**STATED GOAL**
Write out each line word for word. Drop pictures.

# start of GIVEN DATA

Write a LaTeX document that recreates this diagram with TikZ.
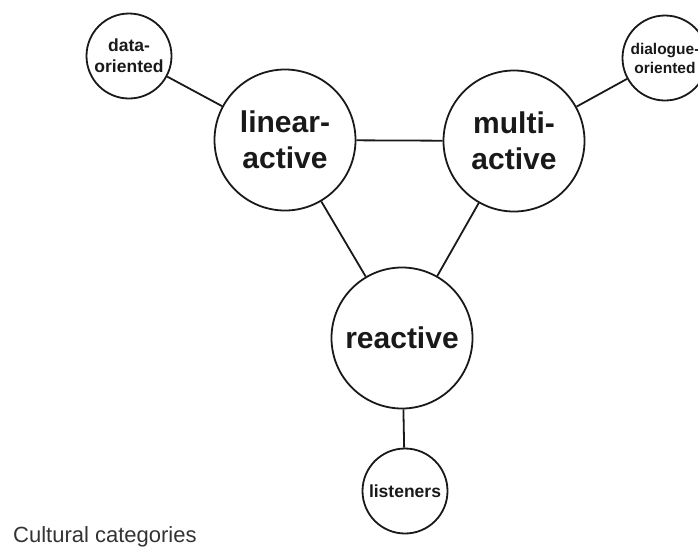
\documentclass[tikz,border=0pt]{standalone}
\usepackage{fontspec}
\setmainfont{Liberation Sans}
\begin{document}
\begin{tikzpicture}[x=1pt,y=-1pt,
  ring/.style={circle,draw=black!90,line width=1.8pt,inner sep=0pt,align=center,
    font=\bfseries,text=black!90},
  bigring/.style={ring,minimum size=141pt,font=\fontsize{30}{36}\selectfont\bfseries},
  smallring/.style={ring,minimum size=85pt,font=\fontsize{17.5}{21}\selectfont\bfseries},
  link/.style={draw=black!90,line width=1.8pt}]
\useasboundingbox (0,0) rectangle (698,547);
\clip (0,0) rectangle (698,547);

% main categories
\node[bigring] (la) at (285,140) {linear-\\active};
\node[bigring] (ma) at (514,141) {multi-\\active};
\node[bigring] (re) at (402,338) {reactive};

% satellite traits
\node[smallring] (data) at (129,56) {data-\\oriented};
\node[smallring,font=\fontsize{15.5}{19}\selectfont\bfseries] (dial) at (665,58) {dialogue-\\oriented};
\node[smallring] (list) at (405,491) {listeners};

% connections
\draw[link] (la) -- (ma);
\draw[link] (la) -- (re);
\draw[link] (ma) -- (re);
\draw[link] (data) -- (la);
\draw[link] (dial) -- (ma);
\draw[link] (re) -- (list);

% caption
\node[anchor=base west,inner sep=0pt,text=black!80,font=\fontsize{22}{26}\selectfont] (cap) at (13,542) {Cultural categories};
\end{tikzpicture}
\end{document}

# end of GIVEN DATA

**REPLY TO THE EXERCISE**
Write a LaTeX document that recreates this diagram with TikZ.
\documentclass[tikz,border=0pt]{standalone}
\usepackage{fontspec}
\setmainfont{Liberation Sans}
\begin{document}
\begin{tikzpicture}[x=1pt,y=-1pt,
  ring/.style={circle,draw=black!90,line width=1.8pt,inner sep=0pt,align=center,
    font=\bfseries,text=black!90},
  bigring/.style={ring,minimum size=141pt,font=\fontsize{30}{36}\selectfont\bfseries},
  smallring/.style={ring,minimum size=85pt,font=\fontsize{17.5}{21}\selectfont\bfseries},
  link/.style={draw=black!90,line width=1.8pt}]
\useasboundingbox (0,0) rectangle (698,547);
\clip (0,0) rectangle (698,547);

% main categories
\node[bigring] (la) at (285,140) {linear-\\active};
\node[bigring] (ma) at (514,141) {multi-\\active};
\node[bigring] (re) at (402,338) {reactive};

% satellite traits
\node[smallring] (data) at (129,56) {data-\\oriented};
\node[smallring,font=\fontsize{15.5}{19}\selectfont\bfseries] (dial) at (665,58) {dialogue-\\oriented};
\node[smallring] (list) at (405,491) {listeners};

% connections
\draw[link] (la) -- (ma);
\draw[link] (la) -- (re);
\draw[link] (ma) -- (re);
\draw[link] (data) -- (la);
\draw[link] (dial) -- (ma);
\draw[link] (re) -- (list);

% caption
\node[anchor=base west,inner sep=0pt,text=black!80,font=\fontsize{22}{26}\selectfont] (cap) at (13,542) {Cultural categories};
\end{tikzpicture}
\end{document}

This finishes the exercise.